> [AIM OF THE EXERCISE]: Please return nothing but the lines between the line holding "Write a web" and the line holding "5, bottom: 324", both ends included, without the pictures.

> [Code that draws figures]:
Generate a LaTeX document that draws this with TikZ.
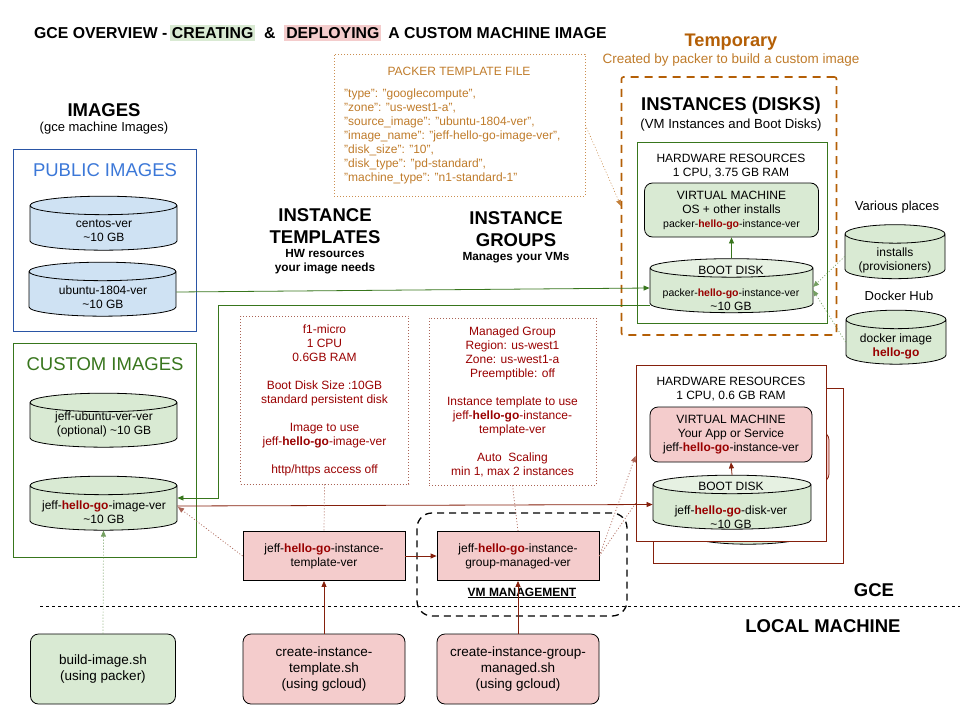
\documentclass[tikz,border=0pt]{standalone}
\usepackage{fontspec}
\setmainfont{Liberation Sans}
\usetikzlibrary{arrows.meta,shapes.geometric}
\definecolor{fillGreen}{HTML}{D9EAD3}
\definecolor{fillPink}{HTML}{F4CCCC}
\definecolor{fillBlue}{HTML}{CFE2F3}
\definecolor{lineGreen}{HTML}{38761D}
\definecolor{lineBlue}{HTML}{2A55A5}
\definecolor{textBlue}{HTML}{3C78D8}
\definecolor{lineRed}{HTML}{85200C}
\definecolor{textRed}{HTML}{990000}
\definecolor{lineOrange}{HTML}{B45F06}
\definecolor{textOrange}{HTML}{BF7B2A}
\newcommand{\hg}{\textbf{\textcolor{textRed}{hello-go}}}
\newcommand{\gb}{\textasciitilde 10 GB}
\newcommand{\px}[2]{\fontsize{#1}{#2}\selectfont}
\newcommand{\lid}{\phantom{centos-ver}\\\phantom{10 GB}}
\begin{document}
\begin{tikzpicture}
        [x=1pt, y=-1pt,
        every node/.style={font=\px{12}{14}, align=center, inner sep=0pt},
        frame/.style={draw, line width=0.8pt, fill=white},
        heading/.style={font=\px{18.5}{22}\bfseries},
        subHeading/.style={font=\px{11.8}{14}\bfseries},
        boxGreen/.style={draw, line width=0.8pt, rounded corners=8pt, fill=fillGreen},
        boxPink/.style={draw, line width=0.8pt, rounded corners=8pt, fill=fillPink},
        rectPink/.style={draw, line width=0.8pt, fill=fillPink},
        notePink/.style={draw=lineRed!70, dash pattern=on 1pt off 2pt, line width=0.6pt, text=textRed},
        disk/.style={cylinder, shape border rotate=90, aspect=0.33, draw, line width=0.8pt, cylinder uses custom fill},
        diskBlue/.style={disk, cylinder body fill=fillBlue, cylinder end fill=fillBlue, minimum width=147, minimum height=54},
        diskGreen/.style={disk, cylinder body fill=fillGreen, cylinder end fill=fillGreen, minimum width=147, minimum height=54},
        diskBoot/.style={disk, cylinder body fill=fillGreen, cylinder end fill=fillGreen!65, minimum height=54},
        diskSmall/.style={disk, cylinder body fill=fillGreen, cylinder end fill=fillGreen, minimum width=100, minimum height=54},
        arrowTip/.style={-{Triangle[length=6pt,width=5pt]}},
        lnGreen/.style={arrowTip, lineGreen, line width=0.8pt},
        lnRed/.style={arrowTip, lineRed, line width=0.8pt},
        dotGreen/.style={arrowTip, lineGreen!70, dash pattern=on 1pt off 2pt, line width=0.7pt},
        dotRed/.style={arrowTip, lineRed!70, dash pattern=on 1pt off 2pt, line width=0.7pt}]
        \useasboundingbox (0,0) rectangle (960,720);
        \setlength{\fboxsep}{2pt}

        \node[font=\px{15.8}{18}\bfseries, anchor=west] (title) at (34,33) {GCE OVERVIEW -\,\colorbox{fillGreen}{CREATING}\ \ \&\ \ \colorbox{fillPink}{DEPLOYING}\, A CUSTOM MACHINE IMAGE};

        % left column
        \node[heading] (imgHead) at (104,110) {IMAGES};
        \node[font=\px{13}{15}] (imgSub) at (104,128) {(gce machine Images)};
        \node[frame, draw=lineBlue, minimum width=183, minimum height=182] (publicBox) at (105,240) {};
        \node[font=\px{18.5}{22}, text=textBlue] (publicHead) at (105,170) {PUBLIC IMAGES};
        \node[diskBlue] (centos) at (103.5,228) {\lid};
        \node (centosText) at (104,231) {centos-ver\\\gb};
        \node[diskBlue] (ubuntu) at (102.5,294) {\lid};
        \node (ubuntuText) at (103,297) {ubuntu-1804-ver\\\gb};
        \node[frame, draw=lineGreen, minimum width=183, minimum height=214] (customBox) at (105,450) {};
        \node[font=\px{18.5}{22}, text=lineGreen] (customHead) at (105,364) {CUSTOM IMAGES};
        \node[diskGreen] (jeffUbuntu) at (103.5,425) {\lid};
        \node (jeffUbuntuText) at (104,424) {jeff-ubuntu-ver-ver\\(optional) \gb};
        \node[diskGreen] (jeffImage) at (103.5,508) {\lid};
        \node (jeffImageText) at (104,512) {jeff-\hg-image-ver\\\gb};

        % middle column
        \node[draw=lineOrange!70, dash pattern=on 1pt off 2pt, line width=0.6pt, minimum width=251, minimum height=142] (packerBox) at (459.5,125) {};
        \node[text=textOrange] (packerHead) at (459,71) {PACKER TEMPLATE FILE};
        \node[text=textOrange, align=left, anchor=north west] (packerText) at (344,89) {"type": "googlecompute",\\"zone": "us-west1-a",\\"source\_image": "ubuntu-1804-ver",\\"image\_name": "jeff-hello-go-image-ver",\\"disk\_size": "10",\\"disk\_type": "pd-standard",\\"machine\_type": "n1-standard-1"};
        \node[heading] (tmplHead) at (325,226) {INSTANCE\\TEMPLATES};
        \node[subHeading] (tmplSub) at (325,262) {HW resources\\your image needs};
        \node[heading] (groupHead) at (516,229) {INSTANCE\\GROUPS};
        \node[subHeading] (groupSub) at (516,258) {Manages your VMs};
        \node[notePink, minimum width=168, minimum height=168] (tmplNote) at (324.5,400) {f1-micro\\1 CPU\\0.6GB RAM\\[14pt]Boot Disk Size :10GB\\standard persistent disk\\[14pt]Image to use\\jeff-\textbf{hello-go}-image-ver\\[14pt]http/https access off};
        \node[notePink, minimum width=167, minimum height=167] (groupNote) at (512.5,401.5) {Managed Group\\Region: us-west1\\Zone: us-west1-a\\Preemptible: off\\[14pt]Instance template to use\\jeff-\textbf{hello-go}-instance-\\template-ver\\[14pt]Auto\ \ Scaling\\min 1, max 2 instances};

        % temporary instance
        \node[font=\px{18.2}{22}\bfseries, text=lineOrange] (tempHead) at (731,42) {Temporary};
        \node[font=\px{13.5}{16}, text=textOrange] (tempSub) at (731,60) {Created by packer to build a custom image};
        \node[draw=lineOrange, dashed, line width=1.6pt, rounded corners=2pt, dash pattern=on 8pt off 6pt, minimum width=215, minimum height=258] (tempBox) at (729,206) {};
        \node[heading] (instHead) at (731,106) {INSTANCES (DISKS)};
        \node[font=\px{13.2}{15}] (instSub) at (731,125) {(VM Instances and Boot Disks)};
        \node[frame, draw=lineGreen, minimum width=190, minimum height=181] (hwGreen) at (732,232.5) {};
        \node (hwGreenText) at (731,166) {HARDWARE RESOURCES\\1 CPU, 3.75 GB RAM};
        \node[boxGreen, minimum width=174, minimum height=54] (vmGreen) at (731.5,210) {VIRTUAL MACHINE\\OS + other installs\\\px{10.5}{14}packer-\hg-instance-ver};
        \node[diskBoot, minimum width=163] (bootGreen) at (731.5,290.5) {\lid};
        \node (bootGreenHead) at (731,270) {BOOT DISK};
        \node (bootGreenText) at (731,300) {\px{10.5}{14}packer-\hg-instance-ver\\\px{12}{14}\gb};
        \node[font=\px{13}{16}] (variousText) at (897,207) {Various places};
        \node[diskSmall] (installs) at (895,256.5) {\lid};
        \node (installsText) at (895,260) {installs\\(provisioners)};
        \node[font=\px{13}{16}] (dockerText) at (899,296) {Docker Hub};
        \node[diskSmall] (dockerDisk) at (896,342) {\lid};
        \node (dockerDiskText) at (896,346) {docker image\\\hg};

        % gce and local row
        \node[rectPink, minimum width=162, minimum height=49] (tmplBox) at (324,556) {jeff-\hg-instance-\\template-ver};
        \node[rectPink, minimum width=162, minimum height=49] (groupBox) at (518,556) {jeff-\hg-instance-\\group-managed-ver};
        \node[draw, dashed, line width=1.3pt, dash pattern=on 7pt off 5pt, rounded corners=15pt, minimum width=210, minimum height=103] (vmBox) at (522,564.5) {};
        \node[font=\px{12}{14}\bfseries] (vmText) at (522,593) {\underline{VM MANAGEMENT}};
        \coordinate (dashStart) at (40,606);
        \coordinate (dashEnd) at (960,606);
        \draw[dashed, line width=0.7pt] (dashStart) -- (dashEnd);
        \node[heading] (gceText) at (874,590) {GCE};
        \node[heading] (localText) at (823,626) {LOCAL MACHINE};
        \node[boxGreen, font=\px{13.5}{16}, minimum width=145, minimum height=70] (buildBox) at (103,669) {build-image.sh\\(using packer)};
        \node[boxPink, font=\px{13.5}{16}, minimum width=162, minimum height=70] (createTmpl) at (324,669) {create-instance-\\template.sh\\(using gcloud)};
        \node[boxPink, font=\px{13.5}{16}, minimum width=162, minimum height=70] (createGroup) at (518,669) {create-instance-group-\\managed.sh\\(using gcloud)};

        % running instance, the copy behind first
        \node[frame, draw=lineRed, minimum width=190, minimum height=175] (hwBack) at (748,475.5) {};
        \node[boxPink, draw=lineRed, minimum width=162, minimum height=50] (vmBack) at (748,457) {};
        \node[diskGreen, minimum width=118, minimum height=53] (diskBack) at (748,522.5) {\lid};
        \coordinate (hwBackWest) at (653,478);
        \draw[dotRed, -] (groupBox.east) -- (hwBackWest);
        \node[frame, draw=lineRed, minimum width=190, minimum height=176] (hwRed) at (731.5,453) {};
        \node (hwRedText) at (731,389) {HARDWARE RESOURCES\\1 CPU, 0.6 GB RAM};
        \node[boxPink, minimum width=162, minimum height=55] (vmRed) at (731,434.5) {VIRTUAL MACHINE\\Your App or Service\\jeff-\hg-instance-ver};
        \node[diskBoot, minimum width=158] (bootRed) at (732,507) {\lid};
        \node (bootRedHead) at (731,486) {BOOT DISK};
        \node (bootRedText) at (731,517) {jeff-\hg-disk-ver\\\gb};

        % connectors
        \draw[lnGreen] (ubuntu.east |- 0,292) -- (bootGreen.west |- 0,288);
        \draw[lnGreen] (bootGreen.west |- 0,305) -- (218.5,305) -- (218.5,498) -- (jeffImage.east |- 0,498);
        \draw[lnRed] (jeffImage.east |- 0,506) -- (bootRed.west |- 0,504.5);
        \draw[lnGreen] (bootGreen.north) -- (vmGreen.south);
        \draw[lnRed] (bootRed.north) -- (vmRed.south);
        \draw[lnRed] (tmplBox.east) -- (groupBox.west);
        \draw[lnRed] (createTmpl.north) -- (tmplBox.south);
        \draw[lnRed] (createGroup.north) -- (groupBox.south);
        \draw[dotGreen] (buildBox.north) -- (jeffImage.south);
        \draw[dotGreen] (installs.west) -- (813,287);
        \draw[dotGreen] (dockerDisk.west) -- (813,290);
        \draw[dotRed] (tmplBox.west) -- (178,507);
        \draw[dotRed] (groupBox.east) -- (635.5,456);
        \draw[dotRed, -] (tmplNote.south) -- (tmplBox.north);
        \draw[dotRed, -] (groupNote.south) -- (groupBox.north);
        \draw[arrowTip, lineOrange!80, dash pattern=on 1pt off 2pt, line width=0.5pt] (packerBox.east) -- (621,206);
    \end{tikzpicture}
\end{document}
* * *
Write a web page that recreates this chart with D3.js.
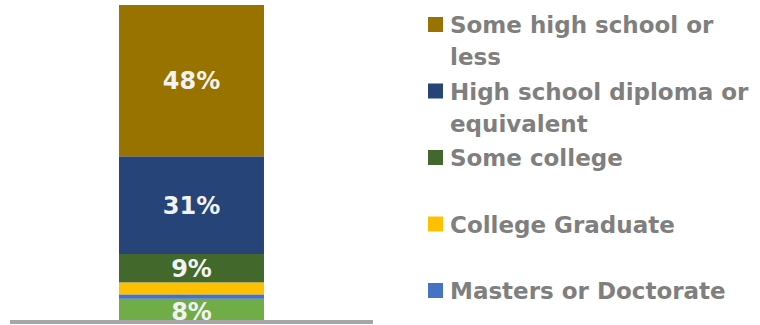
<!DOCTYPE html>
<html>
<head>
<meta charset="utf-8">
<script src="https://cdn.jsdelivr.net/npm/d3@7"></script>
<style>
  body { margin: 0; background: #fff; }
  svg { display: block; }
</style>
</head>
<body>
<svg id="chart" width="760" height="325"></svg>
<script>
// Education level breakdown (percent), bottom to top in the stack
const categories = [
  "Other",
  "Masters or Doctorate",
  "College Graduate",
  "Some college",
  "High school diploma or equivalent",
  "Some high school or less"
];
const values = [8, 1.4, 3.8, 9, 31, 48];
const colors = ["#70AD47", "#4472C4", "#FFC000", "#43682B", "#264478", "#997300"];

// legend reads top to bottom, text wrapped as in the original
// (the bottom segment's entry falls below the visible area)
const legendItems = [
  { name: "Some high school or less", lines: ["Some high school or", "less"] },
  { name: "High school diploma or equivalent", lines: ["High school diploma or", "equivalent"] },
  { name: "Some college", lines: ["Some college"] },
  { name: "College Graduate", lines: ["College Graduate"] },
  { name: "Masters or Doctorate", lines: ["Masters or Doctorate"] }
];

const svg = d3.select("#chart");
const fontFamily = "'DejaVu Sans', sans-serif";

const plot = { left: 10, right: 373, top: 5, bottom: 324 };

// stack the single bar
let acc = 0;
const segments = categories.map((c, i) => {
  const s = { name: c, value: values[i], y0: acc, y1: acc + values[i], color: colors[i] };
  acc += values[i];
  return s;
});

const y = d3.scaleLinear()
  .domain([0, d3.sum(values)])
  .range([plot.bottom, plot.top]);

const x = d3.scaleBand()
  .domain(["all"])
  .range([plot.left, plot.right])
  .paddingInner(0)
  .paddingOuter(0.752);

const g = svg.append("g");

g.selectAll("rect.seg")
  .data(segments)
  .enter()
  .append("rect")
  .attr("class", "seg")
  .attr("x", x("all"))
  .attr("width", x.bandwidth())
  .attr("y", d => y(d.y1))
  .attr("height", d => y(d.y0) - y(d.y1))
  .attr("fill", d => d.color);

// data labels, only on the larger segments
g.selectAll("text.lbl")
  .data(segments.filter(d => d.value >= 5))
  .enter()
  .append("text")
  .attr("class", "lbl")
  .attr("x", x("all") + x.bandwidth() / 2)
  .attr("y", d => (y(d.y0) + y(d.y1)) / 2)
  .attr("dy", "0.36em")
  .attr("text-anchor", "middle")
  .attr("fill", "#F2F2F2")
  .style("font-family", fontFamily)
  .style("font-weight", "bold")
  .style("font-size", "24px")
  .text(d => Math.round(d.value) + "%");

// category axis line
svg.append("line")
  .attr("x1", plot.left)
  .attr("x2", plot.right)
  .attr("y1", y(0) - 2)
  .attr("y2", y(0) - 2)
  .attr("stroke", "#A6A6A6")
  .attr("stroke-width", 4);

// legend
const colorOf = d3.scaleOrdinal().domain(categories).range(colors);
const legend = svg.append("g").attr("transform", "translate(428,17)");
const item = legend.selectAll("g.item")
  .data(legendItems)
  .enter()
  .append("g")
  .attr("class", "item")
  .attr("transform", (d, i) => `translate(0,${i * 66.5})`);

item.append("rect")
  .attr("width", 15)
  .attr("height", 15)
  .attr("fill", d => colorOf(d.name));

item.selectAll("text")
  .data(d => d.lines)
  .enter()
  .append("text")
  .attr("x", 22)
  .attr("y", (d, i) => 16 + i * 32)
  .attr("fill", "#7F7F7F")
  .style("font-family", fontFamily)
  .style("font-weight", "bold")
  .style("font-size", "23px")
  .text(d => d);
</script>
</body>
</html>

> [ANSWER BELOW]:
Write a web page that recreates this chart with D3.js.
<!DOCTYPE html>
<html>
<head>
<meta charset="utf-8">
<script src="https://cdn.jsdelivr.net/npm/d3@7"></script>
<style>
  body { margin: 0; background: #fff; }
  svg { display: block; }
</style>
</head>
<body>
<svg id="chart" width="760" height="325"></svg>
<script>
// Education level breakdown (percent), bottom to top in the stack
const categories = [
  "Other",
  "Masters or Doctorate",
  "College Graduate",
  "Some college",
  "High school diploma or equivalent",
  "Some high school or less"
];
const values = [8, 1.4, 3.8, 9, 31, 48];
const colors = ["#70AD47", "#4472C4", "#FFC000", "#43682B", "#264478", "#997300"];

// legend reads top to bottom, text wrapped as in the original
// (the bottom segment's entry falls below the visible area)
const legendItems = [
  { name: "Some high school or less", lines: ["Some high school or", "less"] },
  { name: "High school diploma or equivalent", lines: ["High school diploma or", "equivalent"] },
  { name: "Some college", lines: ["Some college"] },
  { name: "College Graduate", lines: ["College Graduate"] },
  { name: "Masters or Doctorate", lines: ["Masters or Doctorate"] }
];

const svg = d3.select("#chart");
const fontFamily = "'DejaVu Sans', sans-serif";

const plot = { left: 10, right: 373, top: 5, bottom: 324 };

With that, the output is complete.